Maria Teresa de Almeida Rosa Cárcomo Lobo (Malanje, 18 February 1929 - Rio de Janeiro, 8 December 2018) was a Portuguese politician and jurist and was the first woman to hold office in Portugal.

She was Undersecretary of State of Social Affairs from 1970 till 1973, and deputy of the Assembleia Nacional under the Portuguese Estado Novo

In 1974, after the April Revolution, she emigrated to Rio de Janeiro, where she joined the judiciary in 1988, assuming the position of head judge of the 28th Federal Court of Rio de Janeiro, where she remained until her retirement in February 1999. She was awarded the Collar of Honor for Judicial Merit by the Court of Justice of the State of Rio de Janeiro. She also held the position of special advisor at the Regional Federal Judiciary School of the 2nd Region and served as director of the Judicial Section Forum of Rio de Janeiro during the 1993/1994 biennium.
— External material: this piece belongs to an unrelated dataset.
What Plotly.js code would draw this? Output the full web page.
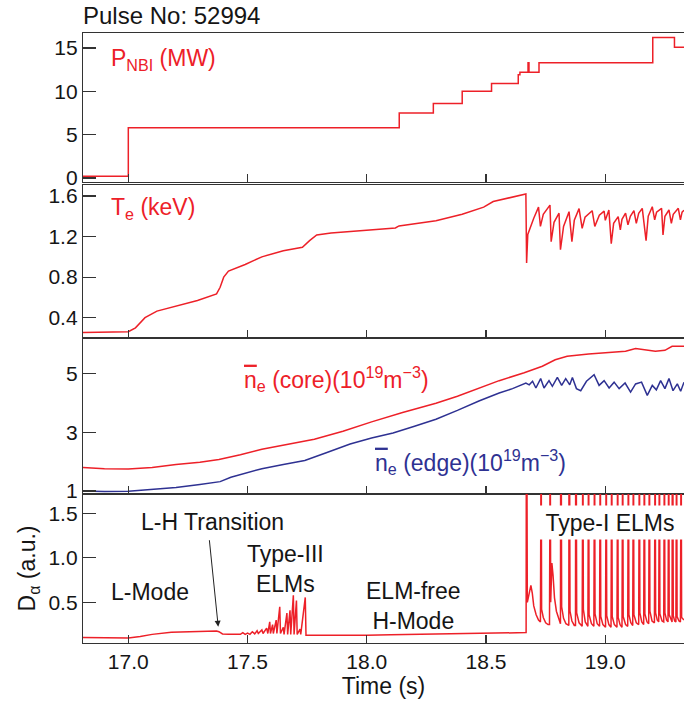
<!DOCTYPE html>
<html><head><meta charset="utf-8">
<script src="https://cdn.plot.ly/plotly-3.0.1.min.js"></script>
<style>body{margin:0;background:#fff}#c{width:684px;height:702px}</style>
</head><body><div id="c"></div>
<script>
// ---- data ----
const pnbiT = [16.81, 17.0, 18.136, 18.279, 18.40, 18.523, 18.635, 18.642, 18.676, 18.680, 18.722, 19.199, 19.29, 19.33];
const pnbiV = [0.2, 5.8, 7.5, 8.6, 10.0, 10.9, 11.9, 12.2, 13.3, 12.2, 13.3, 16.2, 15.1, 15.1];

const teT = [16.81,16.90,17.00,17.03,17.07,17.12,17.20,17.29,17.37,17.385,17.40,17.42,17.49,17.56,17.65,17.73,17.76,17.79,17.85,18.00,18.12,18.135,18.29,18.40,18.49,18.53,18.58,18.667,
  18.670,18.675,18.70,18.72,18.728,18.74,18.768,18.773,18.785,18.806,18.812,18.825,18.848,18.86,18.87,18.89,18.903,18.915,18.945,18.956,18.975,18.995,19.00,19.015,19.025,19.035,19.054,19.063,19.07,19.085,19.095,19.105,19.12,19.13,19.14,19.155,19.171,19.18,19.197,19.207,19.215,19.236,19.242,19.25,19.267,19.277,19.285,19.306,19.315,19.322,19.33];
const teV = [0.255,0.258,0.262,0.30,0.40,0.465,0.515,0.57,0.635,0.70,0.80,0.86,0.925,1.00,1.06,1.095,1.16,1.215,1.235,1.265,1.285,1.305,1.355,1.42,1.49,1.545,1.575,1.62,
  0.94,1.22,1.38,1.49,1.30,1.42,1.51,1.15,1.34,1.43,1.07,1.30,1.445,1.15,1.36,1.475,1.28,1.39,1.455,1.30,1.41,1.45,1.36,1.462,1.13,1.33,1.396,1.265,1.37,1.43,1.315,1.40,1.455,1.33,1.43,1.478,1.16,1.40,1.494,1.365,1.44,1.478,1.215,1.40,1.462,1.33,1.42,1.478,1.365,1.44,1.46];

const coreT = [16.81,16.90,17.00,17.10,17.20,17.30,17.38,17.47,17.56,17.67,17.78,17.90,18.02,18.15,18.29,18.38,18.47,18.555,18.66,18.70,18.736,18.79,18.84,18.93,18.974,19.02,19.085,19.127,19.17,19.21,19.25,19.28,19.33];
const coreV = [1.80,1.76,1.75,1.80,1.90,1.98,2.07,2.23,2.42,2.58,2.76,3.03,3.35,3.67,3.98,4.22,4.48,4.75,5.02,5.15,5.24,5.46,5.58,5.66,5.69,5.72,5.75,5.84,5.80,5.75,5.78,5.92,5.92];

const edgeT = [16.81,16.90,17.00,17.10,17.20,17.30,17.385,17.43,17.50,17.56,17.65,17.74,17.83,17.93,18.02,18.11,18.20,18.29,18.38,18.47,18.555,18.611,18.667,18.681,18.695,18.709,18.729,18.743,18.764,18.778,18.799,18.817,18.834,18.851,18.862,18.879,18.897,18.921,18.953,18.974,18.995,19.016,19.037,19.058,19.083,19.106,19.127,19.152,19.176,19.197,19.214,19.232,19.25,19.267,19.284,19.302,19.316,19.33];
const edgeV = [1.00,0.98,0.99,1.05,1.12,1.22,1.32,1.47,1.62,1.76,1.90,2.04,2.30,2.60,2.80,2.97,3.20,3.44,3.74,4.06,4.33,4.48,4.67,4.61,4.73,4.50,4.82,4.50,4.75,4.56,4.86,4.59,4.82,4.61,4.86,4.48,4.41,4.73,4.95,4.59,4.75,4.50,4.70,4.48,4.67,4.36,4.64,4.70,4.25,4.59,4.44,4.75,4.48,4.82,4.41,4.64,4.39,4.70];

const daT = [16.81,16.90,17.00,17.05,17.10,17.18,17.25,17.30,17.37,17.38,17.395,17.42,17.45,
  17.47,17.48,17.49,17.50,17.51,17.52,17.53,17.54,17.545,17.56,17.565,17.58,17.585,17.593,17.596,17.605,17.608,17.62,17.623,17.635,17.638,17.65,17.653,17.665,17.668,17.678,17.681,17.692,17.695,17.705,17.708,17.72,17.723,17.742,17.745,
  17.80,17.90,18.00,18.10,18.20,18.30,18.40,18.50,18.60,18.668,
  18.669,18.671,18.673,18.680,18.688,18.694,18.700,18.710,18.720,18.728,
  18.729,18.731,18.733,18.740,18.750,18.760,18.766,
  18.767,18.769,18.771,18.776,18.781,18.787,18.795,18.805,18.812,
  18.813,18.815,18.817,18.825,18.835,18.847,
  18.848,18.850,18.852,18.860,18.870,18.875,
  18.876,18.878,18.880,18.890,18.903,
  18.904,18.906,18.908,18.916,18.927,
  18.928,18.930,18.932,18.942,18.952,
  18.953,18.955,18.957,18.966,18.976,
  18.977,18.979,18.981,18.990,19.001,
  19.002,19.004,19.006,19.015,19.024,
  19.025,19.027,19.029,19.038,19.049,
  19.050,19.052,19.054,19.062,19.070,
  19.071,19.073,19.075,19.085,19.094,
  19.095,19.097,19.099,19.107,19.115,
  19.116,19.118,19.120,19.130,19.140,
  19.141,19.143,19.145,19.153,19.161,
  19.162,19.164,19.166,19.175,19.182,
  19.183,19.185,19.187,19.196,19.206,
  19.207,19.209,19.211,19.218,19.224,
  19.225,19.227,19.229,19.238,19.245,
  19.246,19.248,19.250,19.257,19.263,
  19.264,19.266,19.268,19.275,19.280,
  19.281,19.283,19.285,19.291,19.296,
  19.297,19.299,19.301,19.309,19.315,
  19.316,19.318,19.320,19.330];
const daV = [0.105,0.10,0.098,0.115,0.14,0.165,0.172,0.175,0.178,0.17,0.145,0.14,0.145,
  0.14,0.16,0.14,0.155,0.14,0.17,0.145,0.18,0.15,0.19,0.15,0.21,0.15,0.28,0.15,0.25,0.15,0.30,0.15,0.45,0.15,0.22,0.14,0.38,0.14,0.41,0.14,0.58,0.14,0.52,0.14,0.20,0.14,0.555,0.13,
  0.13,0.128,0.13,0.135,0.138,0.142,0.145,0.15,0.155,0.16,
  2.5,2.5,0.50,0.58,0.69,0.60,0.46,0.36,0.30,0.28,
  2.5,2.5,0.42,0.33,0.27,0.25,0.25,
  2.5,2.5,0.50,0.94,0.80,0.55,0.40,0.30,0.26,
  2.5,2.5,0.45,0.32,0.26,0.24,
  2.5,2.5,0.40,0.29,0.24,0.24,
  2.5,2.5,0.38,0.27,0.23,
  2.5,2.5,0.42,0.28,0.23,
  2.5,2.5,0.36,0.26,0.23,
  2.5,2.5,0.37,0.26,0.23,
  2.5,2.5,0.34,0.25,0.22,
  2.5,2.5,0.35,0.25,0.22,
  2.5,2.5,0.34,0.25,0.22,
  2.5,2.5,0.33,0.25,0.22,
  2.5,2.5,0.34,0.25,0.23,
  2.5,2.5,0.36,0.27,0.24,
  2.5,2.5,0.36,0.27,0.25,
  2.5,2.5,0.38,0.28,0.25,
  2.5,2.5,0.37,0.28,0.26,
  2.5,2.5,0.40,0.29,0.27,
  2.5,2.5,0.38,0.30,0.28,
  2.5,2.5,0.37,0.29,0.28,
  2.5,2.5,0.38,0.30,0.28,
  2.5,2.5,0.36,0.30,0.28,
  2.5,2.5,0.35,0.29,0.28,
  2.5,2.5,0.34,0.29,0.28,
  2.5,2.5,0.33,0.30];

const xTickVals = [17.0, 17.5, 18.0, 18.5, 19.0];
const pnbiTicks = [0, 5, 10, 15];
const teTicks = [0.4, 0.8, 1.2, 1.6];
const neTicks = [1, 3, 5];
const daTicks = [0.5, 1.0, 1.5];

// ---- styling ----
const RED = 'rgb(237,32,40)';
const BLUE = 'rgb(46,49,146)';
const AX = '#333';
const INK = '#151515';
const FONT = 'Liberation Sans, Arial, sans-serif';

function xax(anchor, labels) {
  return {anchor: anchor, domain: [0, 1], range: [16.81, 19.33], showline: true, mirror: true,
    linecolor: AX, linewidth: 1.2, ticks: 'inside', ticklen: 8, tickcolor: AX, tickwidth: 1.2,
    tickvals: xTickVals, showticklabels: labels, tickformat: '.1f', showgrid: false, zeroline: false,
    tickfont: {size: 21, color: INK}};
}
function yax(anchor, dom, rng, tv, fmt) {
  return {anchor: anchor, domain: dom, range: rng, showline: true, mirror: false, linecolor: AX, linewidth: 1.2,
    ticks: 'inside', ticklen: 13, tickcolor: AX, tickwidth: 1.2, tickvals: tv, tickformat: fmt,
    showgrid: false, zeroline: false, tickfont: {size: 21, color: INK}};
}

const line = (c) => ({color: c, width: 1.5});
const data = [
  {x: pnbiT, y: pnbiV, xaxis: 'x', yaxis: 'y', mode: 'lines', line: Object.assign(line(RED), {shape: 'hv'})},
  {x: teT, y: teV, xaxis: 'x2', yaxis: 'y2', mode: 'lines', line: line(RED)},
  {x: coreT, y: coreV, xaxis: 'x3', yaxis: 'y3', mode: 'lines', line: line(RED)},
  {x: edgeT, y: edgeV, xaxis: 'x3', yaxis: 'y3', mode: 'lines', line: line(BLUE)},
  {x: daT, y: daV, xaxis: 'x4', yaxis: 'y4', mode: 'lines', line: line(RED)}
];

const x4 = xax('y4', true);
x4.title = {text: 'Time (s)', font: {size: 23, color: INK}, standoff: 4};
const y4 = yax('x4', [0, 0.2443], [0.043, 1.717], daTicks, '.1f');
y4.title = {text: 'D<sub>α</sub> (a.u.)', font: {size: 23, color: INK}, standoff: 6};

const tf = {family: FONT, size: 23, color: INK};
const layout = {
  width: 684, height: 702, showlegend: false,
  margin: {l: 83, r: 0, t: 33, b: 59},
  paper_bgcolor: '#fff', plot_bgcolor: '#fff',
  font: {family: FONT, size: 21, color: INK},
  xaxis: xax('y', false), xaxis2: xax('y2', false), xaxis3: xax('y3', false), xaxis4: x4,
  yaxis: yax('x', [0.7557, 1], [-0.46, 16.73], pnbiTicks, ''),
  yaxis2: yax('x2', [0.5, 0.7508], [0.2, 1.708], teTicks, '.1f'),
  yaxis3: yax('x3', [0.2443, 0.5], [0.9, 6.2], neTicks, ''),
  yaxis4: y4,
  annotations: [
    {xref: 'paper', yref: 'paper', x: 0, y: 1, xanchor: 'left', yanchor: 'bottom', yshift: 2, xshift: -2,
      text: 'Pulse No: 52994', showarrow: false, font: {family: FONT, size: 24, color: INK}},
    {xref: 'paper', yref: 'paper', x: 0.0433, y: 0.957, xanchor: 'left', yanchor: 'middle',
      text: 'P<sub>NBI</sub> (MW)', showarrow: false, font: {family: FONT, size: 23, color: RED}},
    {xref: 'paper', yref: 'paper', x: 0.0433, y: 0.712, xanchor: 'left', yanchor: 'middle',
      text: 'T<sub>e</sub> (keV)', showarrow: false, font: {family: FONT, size: 23, color: RED}},
    {xref: 'paper', yref: 'paper', x: 0.2646, y: 0.432, xanchor: 'left', yanchor: 'middle',
      text: '<span style="text-decoration:overline">n</span><sub>e</sub> (core)(10<sup>19</sup>m<sup>−3</sup>)', showarrow: false, font: {family: FONT, size: 23, color: RED}},
    {xref: 'paper', yref: 'paper', x: 0.4825, y: 0.296, xanchor: 'left', yanchor: 'middle',
      text: '<span style="text-decoration:overline">n</span><sub>e</sub> (edge)(10<sup>19</sup>m<sup>−3</sup>)', showarrow: false, font: {family: FONT, size: 23, color: BLUE}},
    {xref: 'x4', yref: 'y4', x: 17.355, y: 1.399, text: 'L-H Transition', showarrow: false, font: tf},
    {xref: 'x4', yref: 'y4', x: 17.657, y: 0.874, text: 'Type-III<br>ELMs', showarrow: false, font: tf},
    {xref: 'x4', yref: 'y4', x: 17.093, y: 0.619, text: 'L-Mode', showarrow: false, font: tf},
    {xref: 'x4', yref: 'y4', x: 18.194, y: 0.459, text: 'ELM-free<br>H-Mode', showarrow: false, font: tf},
    {xref: 'x4', yref: 'y4', x: 19.020, y: 1.391, text: 'Type-I ELMs', showarrow: false, font: tf,
      bgcolor: '#fff', width: 152, height: 33, borderpad: 0},
    {xref: 'x4', yref: 'y4', x: 17.377, y: 0.226, ax: -9, ay: -88, text: '', showarrow: true,
      arrowhead: 2, arrowsize: 1.2, arrowwidth: 1, arrowcolor: '#222'}
  ]
};

Plotly.newPlot('c', data, layout, {displayModeBar: false, staticPlot: true});
</script></body></html>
As a lawyer and legal consultant in international matters, she distinguished herself as a contributor to the Jornal do Commercio, writing the column Globalization and Integration.

Cárcomo Lobo was a member of the Permanent Council of the Association of Jurists of the Portuguese Language Countries and of the Brazilian Academy of Economic, Political and Social Sciences.